Review by Felix on January 2, 2020.
Some things never change and the music of the dude from Belarus belongs to these phenomena. Vietah’s fourth full-length is another lesson in dragging rhythms, dramatic melodies and emotional states which mirror desperation, loneliness and melancholy. Yet even though there is nothing new in the portfolio of the lone wolf, we can identify a minimal change. Unlike the first albums, Czornaja ćviĺ refrains from any form of keyboard-dominated ambient tracks. Good decision in view of the fact that the full-length consists only of four tracks (with an average length of eleven minutes – if you like to consume musical fast food, you can stop reading right now).

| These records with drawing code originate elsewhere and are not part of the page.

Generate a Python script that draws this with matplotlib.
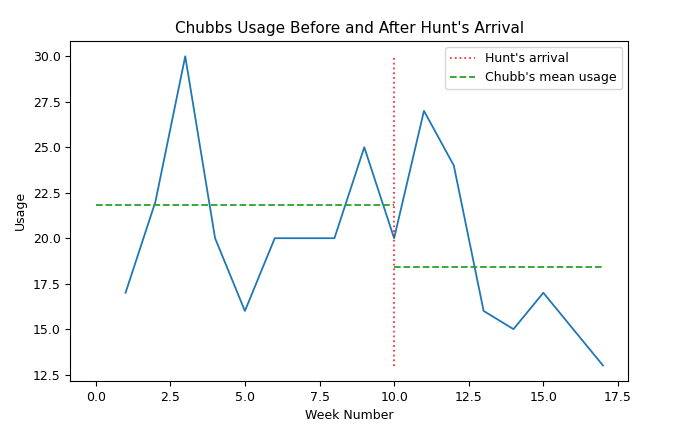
import matplotlib.pyplot as plt

# weekly usage
weeks = [1, 2, 3, 4, 5, 6, 7, 8, 9, 10, 11, 12, 13, 14, 15, 16, 17]
usage = [17, 22, 30, 20, 16, 20, 20, 20, 25, 20, 27, 24, 16, 15, 17, 15, 13]

arrival_week = 10
arrival_span = [13, 30]          # vertical marker extent
mean_before_span = [0, 10]
mean_before = 21.85
mean_after_span = [10, 17]
mean_after = 18.4

plt.rcParams['font.size'] = 9

fig = plt.figure(figsize=(6.83, 4.30), dpi=100)
ax = fig.add_axes([0.103, 0.114, 0.817, 0.791])

ax.plot(weeks, usage, color='#1f77b4', linewidth=1.3)
ax.plot([arrival_week, arrival_week], arrival_span, color='red', linestyle=':',
        linewidth=1.3, alpha=0.8, label="Hunt's arrival")
ax.plot(mean_before_span, [mean_before, mean_before], color='tab:green',
        linestyle='--', linewidth=1.3, label="Chubb's mean usage")
ax.plot(mean_after_span, [mean_after, mean_after], color='tab:green',
        linestyle='--', linewidth=1.3)

ax.set_xticks([0, 2.5, 5, 7.5, 10, 12.5, 15, 17.5])
ax.set_yticks([12.5, 15, 17.5, 20, 22.5, 25, 27.5, 30])
ax.set_xlim(-0.85, 17.85)
ax.set_ylim(12.15, 30.85)

ax.set_title("Chubbs Usage Before and After Hunt's Arrival", fontsize=11)
ax.set_xlabel("Week Number")
ax.set_ylabel("Usage")
ax.legend(loc='upper right')

fig.savefig('out.png', dpi=100)
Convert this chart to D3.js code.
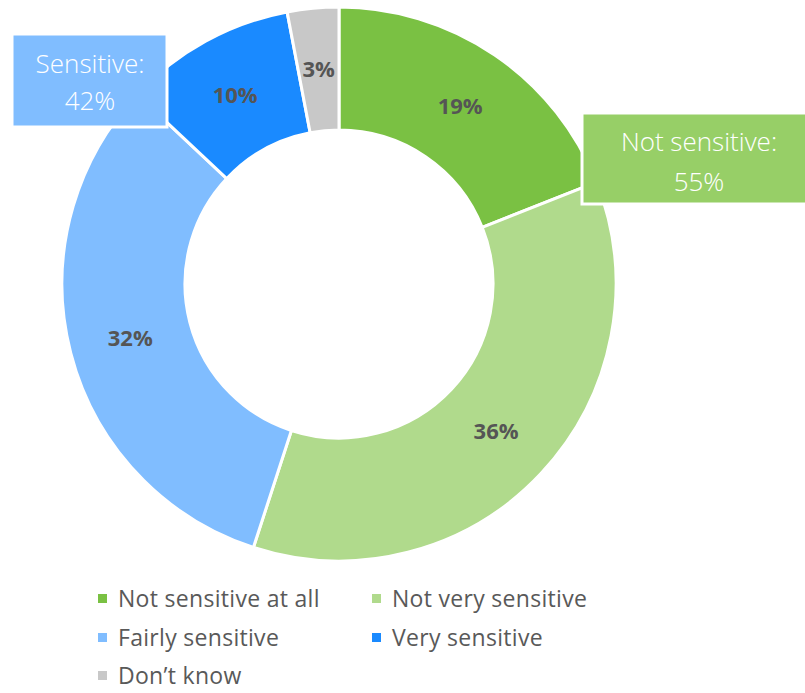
<!DOCTYPE html>
<html>
<head>
<meta charset="utf-8">
<script src="https://cdn.jsdelivr.net/npm/d3@7"></script>
<style>
  html, body { margin: 0; padding: 0; background: #fff; }
  svg { display: block; }
</style>
</head>
<body>
<svg id="chart" width="805" height="693"></svg>
<script>
// Survey answers, clockwise from 12 o'clock
const categories = ["Not sensitive at all", "Not very sensitive", "Fairly sensitive", "Very sensitive", "Don\u2019t know"];
const values = [19, 36, 32, 10, 3];
const colors = ["#7AC143", "#B0DA8C", "#80BDFF", "#1A8AFF", "#C8C8C8"];

// Grouped totals shown in the call-out boxes
const groupLabels = ["Sensitive:", "Not sensitive:"];
const groupValues = [42, 55];
const groupColors = ["#80BDFF", "#97CF67"];

// Legend order (two columns)
const legendOrder = [0, 1, 2, 3, 4];

const svg = d3.select("#chart");
const cx = 339, cy = 284;
const outerR = 277, innerR = 154;

const pie = d3.pie().sort(null).value(d => d)
  .startAngle(0).endAngle(2 * Math.PI);
const arcs = pie(values);
const arc = d3.arc().innerRadius(innerR).outerRadius(outerR);

const g = svg.append("g").attr("transform", `translate(${cx},${cy})`);

g.selectAll("path.slice")
  .data(arcs)
  .join("path")
  .attr("class", "slice")
  .attr("d", arc)
  .attr("fill", (d, i) => colors[i])
  .attr("stroke", "#fff")
  .attr("stroke-width", 3)
  .attr("stroke-linejoin", "round");

g.selectAll("text.pct")
  .data(arcs)
  .join("text")
  .attr("class", "pct")
  .attr("transform", d => `translate(${arc.centroid(d)})`)
  .attr("text-anchor", "middle")
  .attr("dy", "0.36em")
  .attr("font-family", "'Open Sans', 'Noto Sans', sans-serif")
  .attr("font-weight", 700)
  .attr("font-size", 22)
  .attr("fill", "#555")
  .text(d => d.data + "%");

// Call-out boxes with grouped totals
const boxes = [
  { x: 12, y: 34, w: 155, h: 93, cx: 90, l1: 73, l2: 110 },
  { x: 582, y: 113, w: 226, h: 91, cx: 699, l1: 151, l2: 191 }
];
boxes.forEach((b, i) => {
  svg.append("rect")
    .attr("x", b.x).attr("y", b.y)
    .attr("width", b.w).attr("height", b.h)
    .attr("fill", groupColors[i])
    .attr("stroke", "#fff").attr("stroke-width", 3);
  const t = svg.append("text")
    .attr("text-anchor", "middle")
    .attr("font-family", "'Open Sans', 'Noto Sans', sans-serif")
    .attr("font-weight", 300)
    .attr("font-size", 26)
    .attr("fill", "#fff");
  t.append("tspan").attr("x", b.cx).attr("y", b.l1).text(groupLabels[i]);
  t.append("tspan").attr("x", b.cx).attr("y", b.l2).text(groupValues[i] + "%");
});

// Legend
const colX = [98, 372];
const rowY = [599, 638, 676];
const legend = svg.append("g");
legendOrder.forEach((idx, k) => {
  const x = colX[k % 2], y = rowY[Math.floor(k / 2)];
  legend.append("rect")
    .attr("x", x).attr("y", y - 5)
    .attr("width", 9).attr("height", 9)
    .attr("fill", colors[idx]);
  legend.append("text")
    .attr("x", x + 20).attr("y", y)
    .attr("dy", "0.35em")
    .attr("font-family", "'Open Sans', 'Noto Sans', sans-serif")
    .attr("font-size", 23)
    .attr("letter-spacing", 0.3)
    .attr("fill", "#595959")
    .text(categories[idx]);
});
</script>
</body>
</html>
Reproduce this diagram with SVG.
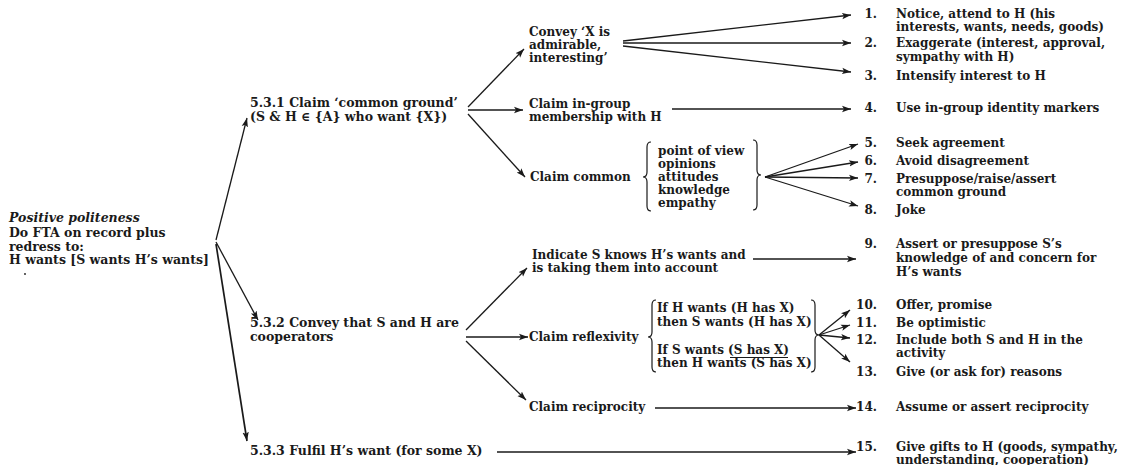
<svg xmlns="http://www.w3.org/2000/svg" width="1126" height="465" viewBox="0 0 1126 465">
<style>
text{font-family:"DejaVu Serif","Liberation Serif",serif;font-weight:bold;font-size:12px;fill:#1a1a1a}
.big{font-size:12.5px}
.it{font-style:italic}
.num{text-anchor:end}
.c line,.c path{stroke:#1a1a1a;stroke-width:1.3;fill:none}
.br{stroke:#1a1a1a;stroke-width:1.2;fill:none}
</style>
<defs>
<marker id="ah" markerUnits="userSpaceOnUse" markerWidth="10" markerHeight="8" refX="9" refY="4" orient="auto">
<path d="M0,0.8 L9,4 L0,7.2 L2,4 z" fill="#1a1a1a"/>
</marker>
</defs>
<rect width="1126" height="465" fill="#fff"/>

<g id="root">
<text x="9" y="222" class="it big">Positive politeness</text>
<text x="9" y="237" class="big">Do FTA on record plus</text>
<text x="9" y="250.5" class="big">redress to:</text>
<text x="9" y="264" class="big">H wants [S wants H’s wants]</text>
<circle cx="25" cy="274" r="0.9" fill="#1a1a1a"/>
</g>

<g id="n531">
<text x="250" y="107" class="big">5.3.1 Claim ‘common ground’</text>
<text x="250" y="121" class="big">(S &amp; H ∈ {A} who want {X})</text>
</g>
<g id="n532">
<text x="250" y="327" class="big">5.3.2 Convey that S and H are</text>
<text x="250" y="341" class="big">cooperators</text>
</g>
<g id="n533">
<text x="250" y="455" class="big">5.3.3 Fulfil H’s want (for some X)</text>
</g>

<g id="convey">
<text x="529" y="36">Convey ‘X is</text>
<text x="529" y="49">admirable,</text>
<text x="529" y="62">interesting’</text>
</g>
<g id="ingroup">
<text x="529" y="108">Claim in-group</text>
<text x="529" y="121">membership with H</text>
</g>
<g id="common">
<text x="530" y="181">Claim common</text>
<path class="br" d="M651,142 Q647,142 647,147 L647,172 Q647,177 643,177 Q647,177 647,182 L647,206 Q647,211 651,211"/>
<text x="658" y="155">point of view</text>
<text x="658" y="168">opinions</text>
<text x="658" y="181">attitudes</text>
<text x="658" y="194">knowledge</text>
<text x="658" y="207">empathy</text>
<path class="br" d="M753,140 Q757,140 757,145 L757,170 Q757,175 761,175 Q757,175 757,180 L757,205 Q757,210 753,210"/>
</g>
<g id="indicate">
<text x="532" y="259">Indicate S knows H’s wants and</text>
<text x="532" y="272">is taking them into account</text>
</g>
<g id="reflexivity">
<text x="529" y="341">Claim reflexivity</text>
<path class="br" d="M656,300 Q652,300 652,305 L652,332 Q652,337 648,337 Q652,337 652,342 L652,367 Q652,372 656,372"/>
<text x="657" y="312">If H wants (H has X)</text>
<text x="657" y="326">then S wants (H has X)</text>
<text x="657" y="354">If S wants (S has X)</text>
<text x="657" y="367">then H wants (S has X)</text>
<line x1="730" y1="357.5" x2="788" y2="357.5" stroke="#1a1a1a" stroke-width="1"/>
<path class="br" d="M811,300 Q815,300 815,305 L815,330 Q815,335 819,335 Q815,335 815,340 L815,367 Q815,372 811,372"/>
</g>
<g id="reciprocity">
<text x="529" y="411">Claim reciprocity</text>
</g>

<g id="s1"><text x="877" y="18" class="num">1.</text><text x="896" y="18">Notice, attend to H (his</text><text x="896" y="31">interests, wants, needs, goods)</text></g>
<g id="s2"><text x="877" y="47" class="num">2.</text><text x="896" y="47">Exaggerate (interest, approval,</text><text x="896" y="61">sympathy with H)</text></g>
<g id="s3"><text x="877" y="80" class="num">3.</text><text x="896" y="80">Intensify interest to H</text></g>
<g id="s4"><text x="877" y="112" class="num">4.</text><text x="896" y="112">Use in-group identity markers</text></g>
<g id="s5"><text x="877" y="147" class="num">5.</text><text x="896" y="147">Seek agreement</text></g>
<g id="s6"><text x="877" y="165" class="num">6.</text><text x="896" y="165">Avoid disagreement</text></g>
<g id="s7"><text x="877" y="183" class="num">7.</text><text x="896" y="183">Presuppose/raise/assert</text><text x="896" y="196">common ground</text></g>
<g id="s8"><text x="877" y="214" class="num">8.</text><text x="896" y="214">Joke</text></g>
<g id="s9"><text x="877" y="248" class="num">9.</text><text x="896" y="248">Assert or presuppose S’s</text><text x="896" y="262">knowledge of and concern for</text><text x="896" y="276">H’s wants</text></g>
<g id="s10"><text x="877" y="309" class="num">10.</text><text x="896" y="309">Offer, promise</text></g>
<g id="s11"><text x="877" y="327" class="num">11.</text><text x="896" y="327">Be optimistic</text></g>
<g id="s12"><text x="877" y="344" class="num">12.</text><text x="896" y="344">Include both S and H in the</text><text x="896" y="357">activity</text></g>
<g id="s13"><text x="877" y="376" class="num">13.</text><text x="896" y="376">Give (or ask for) reasons</text></g>
<g id="s14"><text x="877" y="411" class="num">14.</text><text x="896" y="411">Assume or assert reciprocity</text></g>
<g id="s15"><text x="877" y="451" class="num">15.</text><text x="896" y="451">Give gifts to H (goods, sympathy,</text><text x="896" y="464">understanding, cooperation)</text></g>

<g id="connectors" class="c">
<line x1="216" y1="240" x2="247" y2="118" marker-end="url(#ah)"/>
<line x1="216" y1="242" x2="258" y2="320" marker-end="url(#ah)"/>
<line x1="216" y1="244" x2="247" y2="441" marker-end="url(#ah)" style="stroke-width:1.7"/>
<line x1="468" y1="107" x2="524" y2="49" marker-end="url(#ah)"/>
<line x1="468" y1="110" x2="523" y2="110" marker-end="url(#ah)"/>
<line x1="468" y1="114" x2="525" y2="177" marker-end="url(#ah)"/>
<line x1="623" y1="41" x2="851" y2="15" marker-end="url(#ah)"/>
<line x1="623" y1="43" x2="851" y2="43" marker-end="url(#ah)"/>
<line x1="623" y1="46" x2="851" y2="72" marker-end="url(#ah)"/>
<line x1="672" y1="109" x2="851" y2="109" marker-end="url(#ah)"/>
<line x1="765" y1="177" x2="858" y2="144" marker-end="url(#ah)"/>
<line x1="765" y1="177" x2="858" y2="162" marker-end="url(#ah)"/>
<line x1="765" y1="177" x2="858" y2="178" marker-end="url(#ah)"/>
<line x1="765" y1="177" x2="858" y2="206" marker-end="url(#ah)"/>
<line x1="466" y1="330" x2="527" y2="268" marker-end="url(#ah)"/>
<line x1="466" y1="337" x2="528" y2="337" marker-end="url(#ah)"/>
<line x1="466" y1="341" x2="526" y2="400" marker-end="url(#ah)"/>
<line x1="753" y1="259" x2="856" y2="259" marker-end="url(#ah)"/>
<line x1="819" y1="335" x2="850" y2="310" marker-end="url(#ah)"/>
<line x1="819" y1="335" x2="850" y2="325" marker-end="url(#ah)"/>
<line x1="819" y1="335" x2="850" y2="338" marker-end="url(#ah)"/>
<line x1="819" y1="335" x2="850" y2="362" marker-end="url(#ah)"/>
<line x1="655" y1="408" x2="856" y2="408" marker-end="url(#ah)"/>
<line x1="497" y1="452" x2="856" y2="452" marker-end="url(#ah)"/>
</g>
</svg>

Antarctis, the man behind the project, follows his visions strictly and this means that mid-paced or even fast sequences do mostly not show up (the second track on the A side marks the exception). Thus, total speed maniacs will not enjoy broad parts of this album and the same applies for fans of songs that offer breaks in abundance. Vietah prefer the meditative facet of black metal. To put the focus on a small number of riffs per song in order to develop their hypnotic effect is a good idea – as long as the riffs work. Generally speaking, this is the case here, even it would have been fine if Antarctis had emancipated himself from the superior art of Burzum’s masterpieces. Some guitar lines of the closer lie in very close proximity to some of Varg, to express it mildly. Or am I just like Pavlov’s dogs and Burzum comes to my mind inevitably whenever I hear this kind of sound?
There is no filler on this album, but a little highlight. “Reflections in the Black Water”, the opener of the B side, puts the other tracks in the shade due to its mighty riff, its dense atmosphere and the invoking chorus. This song is like heavy snowfall at night, pretty monotonous and silent, but at the same time cold, relentless and unforgiving. A majestic opus, no doubt about it. It profits from the gloomy and well-defined production that emphasizes the guitars and the keyboards simultaneously. The third element is the guttural voice, although Antarctis has to struggle in order to be heard. Maybe the sound engineers should have given the voice a more prominent place. At the end of the day, it doesn’t matter. The album does definitely not suffer from an inadequate sound and so it has enough to offer for friends of elegiac black metal. Only those of you who are tired of listening again and again to the sound that has been invented roughly 25 years ago are well advised to keep aloof from this work. Maybe it sounds predictable, but its solidity is out of question.